**Your instructions:**
Print the records below exactly, from the line containing "Convert this chart" down to the line containing "import seaborn as sns", both lines included, and omit every picture.

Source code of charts
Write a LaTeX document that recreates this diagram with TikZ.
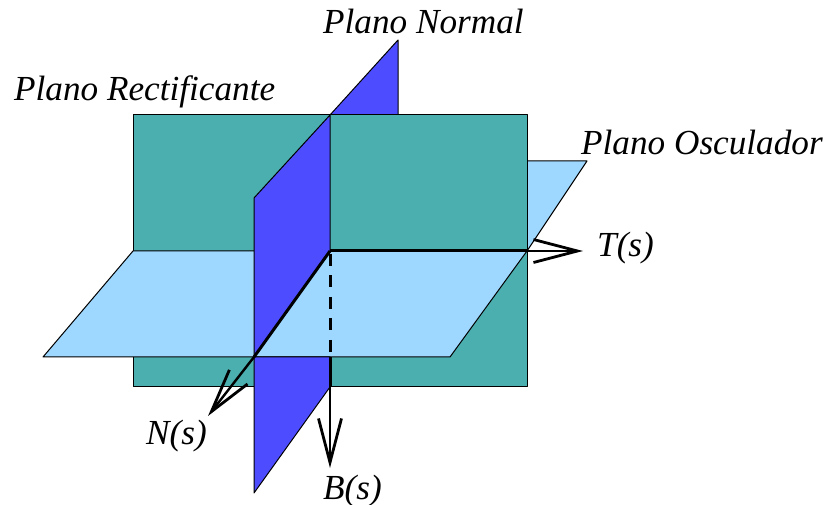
\documentclass[tikz,border=0pt]{standalone}
\usepackage{fontspec}
\setmainfont{Liberation Serif}
\usetikzlibrary{arrows.meta}
\definecolor{rectificante}{RGB}{76,175,175}
\definecolor{normalplane}{RGB}{77,77,255}
\definecolor{osculador}{RGB}{158,215,255}

\begin{document}
\begin{tikzpicture}[
    x=1pt, y=-1pt,
    plane/.style={draw=black, line width=1pt, line join=round},
    axis/.style={-{Straight Barb[length=44pt, width=23pt, line width=2.8pt]}, line width=2.4pt},
    axisthick/.style={line width=3pt},
    lbl/.style={anchor=base west, inner sep=0pt, font=\fontsize{35.2}{38}\selectfont\itshape},
]
\useasboundingbox (0,0) rectangle (823,505);

% Origin and axis ends
\coordinate (orig) at (330,251);
\coordinate (edgeT) at (527,251);
\coordinate (tipT) at (583,251);
\coordinate (tipN) at (208,416);
\coordinate (footN) at (254,357);
\coordinate (footB) at (330,357);
\coordinate (edgeB) at (330,387);
\coordinate (tipB) at (330,468);

% Back parts
\draw[plane, fill=osculador] (527,161) -- (587,161) -- (edgeT) -- cycle;
\draw[plane, fill=normalplane] (330,115) -- (398,40) -- (398,115) -- cycle;
\draw[plane, fill=rectificante] (133,115) rectangle (527,387);

% Front parts
\draw[plane, fill=osculador] (133,251) -- (edgeT) -- (450,357) -- (43,357) -- cycle;
\draw[plane, fill=normalplane] (254,198) -- (330,115) -- (orig) -- (footN) -- cycle;
\draw[plane, fill=normalplane] (footN) -- (footB) -- (edgeB) -- (254,493) -- cycle;

% Axes
\draw[axisthick] (orig) -- (edgeT);
\draw[axis] (edgeT) -- (tipT);
\draw[axisthick] (orig) -- (footN);
\draw[axis] (footN) -- (tipN);
\draw[line width=3pt, dash pattern=on 12pt off 9.5pt, dash phase=18.5pt] (orig) -- (footB);
\draw[axisthick] (footB) -- (edgeB);
\draw[axis] (edgeB) -- (tipB);

% Labels
\node[lbl] (normal) at (323,34) {Plano Normal};
\node[lbl] (rect) at (14,101) {Plano Rectificante};
\node[lbl] (oscul) at (581,155) {Plano Osculador};
\node[lbl] (labT) at (597,257) {T(s)};
\node[lbl] (labN) at (146,444) {N(s)};
\node[lbl] (labB) at (323,499) {B(s)};

\end{tikzpicture}
\end{document}
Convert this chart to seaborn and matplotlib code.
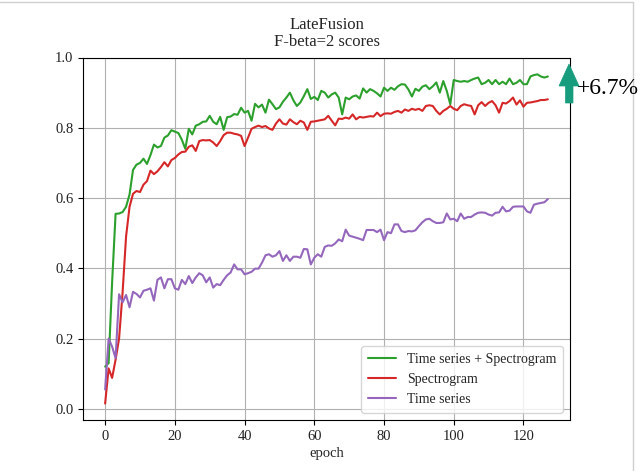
import numpy as np
import pandas as pd
import matplotlib
matplotlib.use("Agg")
import matplotlib.pyplot as plt
from matplotlib.patches import Polygon
from matplotlib.lines import Line2D
import seaborn as sns

# F-beta (beta=2) validation scores per epoch for each input modality
fused_scores = [
    0.12, 0.13, 0.36, 0.555, 0.556, 0.56, 0.575, 0.61, 0.68, 0.695,
    0.70, 0.712, 0.697, 0.722, 0.752, 0.744, 0.748, 0.772, 0.778, 0.793,
    0.789, 0.785, 0.766, 0.74, 0.797, 0.781, 0.806, 0.81, 0.817, 0.818,
    0.834, 0.817, 0.81, 0.831, 0.794, 0.83, 0.832, 0.839, 0.837, 0.857,
    0.843, 0.848, 0.82, 0.868, 0.858, 0.866, 0.843, 0.88, 0.867, 0.853,
    0.858, 0.874, 0.886, 0.9, 0.878, 0.862, 0.872, 0.89, 0.91, 0.882,
    0.888, 0.879, 0.905, 0.9, 0.886, 0.895, 0.9, 0.886, 0.838, 0.886,
    0.881, 0.889, 0.892, 0.883, 0.912, 0.9, 0.91, 0.905, 0.898, 0.889,
    0.914, 0.905, 0.914, 0.908, 0.918, 0.924, 0.923, 0.909, 0.889, 0.911,
    0.905, 0.917, 0.921, 0.91, 0.918, 0.929, 0.9, 0.933, 0.905, 0.867,
    0.936, 0.933, 0.931, 0.933, 0.931, 0.936, 0.94, 0.943, 0.924, 0.928,
    0.936, 0.924, 0.936, 0.924, 0.931, 0.924, 0.94, 0.924, 0.928, 0.936,
    0.924, 0.924, 0.946, 0.95, 0.952, 0.946, 0.943, 0.946,
]
spectrogram_scores = [
    0.015, 0.115, 0.088, 0.14, 0.2, 0.33, 0.49, 0.575, 0.612, 0.62,
    0.617, 0.638, 0.648, 0.678, 0.668, 0.676, 0.688, 0.702, 0.69, 0.708,
    0.714, 0.724, 0.731, 0.732, 0.746, 0.75, 0.734, 0.762, 0.765, 0.764,
    0.765, 0.758, 0.748, 0.762, 0.779, 0.786, 0.786, 0.783, 0.781, 0.777,
    0.748, 0.772, 0.797, 0.802, 0.806, 0.802, 0.805, 0.798, 0.794, 0.812,
    0.824, 0.812, 0.809, 0.824, 0.816, 0.81, 0.82, 0.815, 0.794, 0.817,
    0.818, 0.82, 0.822, 0.824, 0.834, 0.82, 0.807, 0.826, 0.825, 0.829,
    0.826, 0.838, 0.824, 0.831, 0.829, 0.831, 0.833, 0.832, 0.843, 0.833,
    0.84, 0.841, 0.84, 0.845, 0.848, 0.843, 0.852, 0.848, 0.854, 0.851,
    0.854, 0.848, 0.862, 0.864, 0.862, 0.848, 0.838, 0.848, 0.854, 0.862,
    0.854, 0.85, 0.862, 0.867, 0.864, 0.862, 0.838, 0.864, 0.873, 0.862,
    0.871, 0.876, 0.864, 0.843, 0.871, 0.869, 0.876, 0.886, 0.866, 0.878,
    0.86, 0.871, 0.872, 0.874, 0.876, 0.879, 0.879, 0.881,
]
timeseries_scores = [
    0.055, 0.2, 0.177, 0.144, 0.326, 0.303, 0.324, 0.289, 0.333, 0.327,
    0.317, 0.336, 0.339, 0.343, 0.308, 0.367, 0.374, 0.343, 0.369, 0.369,
    0.343, 0.339, 0.367, 0.355, 0.378, 0.358, 0.374, 0.386, 0.38, 0.36,
    0.374, 0.345, 0.355, 0.352, 0.367, 0.38, 0.388, 0.411, 0.397, 0.397,
    0.383, 0.386, 0.39, 0.399, 0.399, 0.416, 0.437, 0.44, 0.433, 0.437,
    0.449, 0.421, 0.437, 0.421, 0.433, 0.433, 0.43, 0.455, 0.454, 0.411,
    0.43, 0.44, 0.433, 0.461, 0.465, 0.464, 0.471, 0.482, 0.477, 0.51,
    0.493, 0.49, 0.487, 0.484, 0.48, 0.509, 0.509, 0.509, 0.503, 0.51,
    0.48, 0.503, 0.5, 0.525, 0.525, 0.506, 0.503, 0.506, 0.505, 0.508,
    0.52, 0.531, 0.539, 0.541, 0.534, 0.529, 0.529, 0.531, 0.556, 0.539,
    0.541, 0.534, 0.556, 0.541, 0.546, 0.546, 0.553, 0.558, 0.559, 0.558,
    0.553, 0.55, 0.558, 0.559, 0.575, 0.562, 0.564, 0.575, 0.576, 0.576,
    0.576, 0.562, 0.558, 0.581, 0.584, 0.586, 0.588, 0.597,
]
series_names = ["Time series + Spectrogram", "Spectrogram", "Time series"]
series_colors = ["#2ca02c", "#d62728", "#9467bd"]
x_ticks = [0, 20, 40, 60, 80, 100, 120]
y_ticks = [0.0, 0.2, 0.4, 0.6, 0.8, 1.0]
improvement_label = "+6.7%"

sns.set_theme(style="ticks")
plt.rcParams["font.family"] = ["Liberation Serif", "DejaVu Serif"]
plt.rcParams["font.size"] = 10

frames = []
for name, vals in zip(series_names, [fused_scores, spectrogram_scores, timeseries_scores]):
    frames.append(pd.DataFrame({"epoch": np.arange(len(vals)), "score": vals, "model": name}))
df = pd.concat(frames, ignore_index=True)

W, H = 642, 471
fig = plt.figure(figsize=(W / 100, H / 100), dpi=100)
ax = fig.add_axes([83 / W, 1 - 420 / H, (570 - 83) / W, (420 - 57.5) / H])

sns.lineplot(data=df, x="epoch", y="score", hue="model", hue_order=series_names,
             palette=dict(zip(series_names, series_colors)), linewidth=1.5, ax=ax)

ax.set_xticks(x_ticks)
ax.set_yticks(y_ticks)
ax.set_yticklabels([f"{v:.1f}" for v in y_ticks])
ax.tick_params(labelsize=10.5, length=3.5, width=0.8, color="black", labelcolor="#222222")
ax.grid(True, color="#b0b0b0", linewidth=0.8)
ax.set_axisbelow(True)
for s in ax.spines.values():
    s.set_color("black")
    s.set_linewidth(0.8)
ax.set_xlabel("epoch", fontsize=10.5, labelpad=3)
ax.set_ylabel("")
ax.set_title("LateFusion\nF-beta=2 scores", fontsize=12, linespacing=1.1, pad=8)

leg = ax.legend(loc="lower right", fontsize=10, frameon=True, framealpha=0.8,
                edgecolor="#cccccc", borderpad=0.5, handlelength=2.0)
for line in leg.get_lines():
    line.set_linewidth(1.5)


def px(x, y):
    return (x / W, 1 - y / H)


# Upward arrow marking the gain of the fused model, placed beside the axes
arrow_pts = [px(569, 64), px(559, 86), px(565.5, 86), px(565.5, 103),
             px(573, 103), px(573, 86), px(579, 86)]
fig.patches.append(Polygon(arrow_pts, closed=True, transform=fig.transFigure,
                           facecolor="#179c7d", edgecolor="#179c7d", linewidth=0.5))
fig.text(577 / W, 1 - 89 / H, improvement_label, fontsize=17, va="center", ha="left",
         color="black")

# Thin page border along the top and right edges
fig.lines.append(Line2D([632.5 / W, 632.5 / W], [0, 1 - 1.5 / H], transform=fig.transFigure,
                        color="#d0d0d0", linewidth=1.0))
fig.lines.append(Line2D([0, 632.5 / W], [1 - 1.5 / H, 1 - 1.5 / H], transform=fig.transFigure,
                        color="#d0d0d0", linewidth=1.0))

fig.savefig("out.png", dpi=100)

**Answer below:**
Convert this chart to seaborn and matplotlib code.
import numpy as np
import pandas as pd
import matplotlib
matplotlib.use("Agg")
import matplotlib.pyplot as plt
from matplotlib.patches import Polygon
from matplotlib.lines import Line2D
import seaborn as sns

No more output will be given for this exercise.